For 1/2 acre lots or larger, go with MAXXTHOR EC. Its concentrated and can cover a much larger area. Use 1/2 oz per gallon of water if you want to apply it with a PUMP SPRAYER. But it can also be used in a HOSE END SPRAYER.
Expect to treat twice now, in the fall. And come the spring, it would be wise to spray at least once whether you see activity or not.
To get the most of your treatment, add SPREAD-X BOOST to your tank mix along with the Maxxthor. Boost is an adjuvant, also known as a wetter spreader or spreader sticker. It basically makes water and the mixture more “slippery” so you get better coverage. Treatments will spread 2-3 times wider and penetrate deeper. This is super important when spraying trees and shrubs where moths will be resting. Boost will help the Maxxthor penetrate their powdery “deflecting” shield for faster kills.

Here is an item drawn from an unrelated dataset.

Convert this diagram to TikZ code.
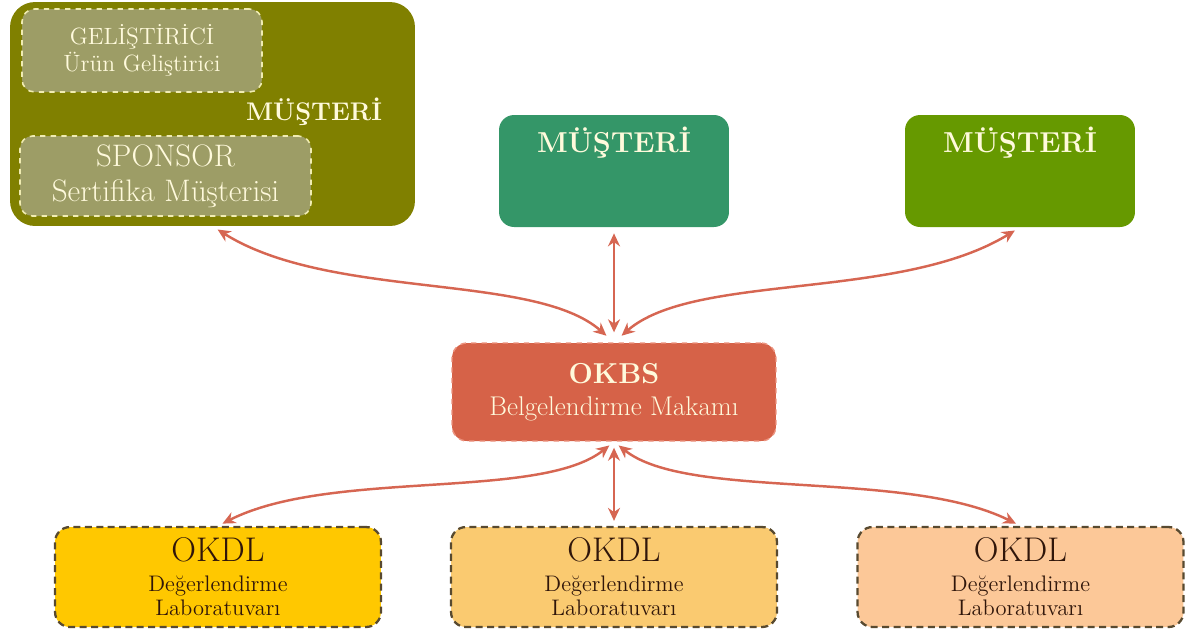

The following short video summarizes why Boost can help deliver your treatment better.
Add no more than the rate you’re applying the Maxxthor so in this case, if you’re adding 2.5 oz of Maxxthor to the hose end sprayer, add 2.5 oz of Boost too before adding water. If you’re adding Maxxthor to a pump sprayer at the rate of 1 oz per gallon, use 1 oz of Boost.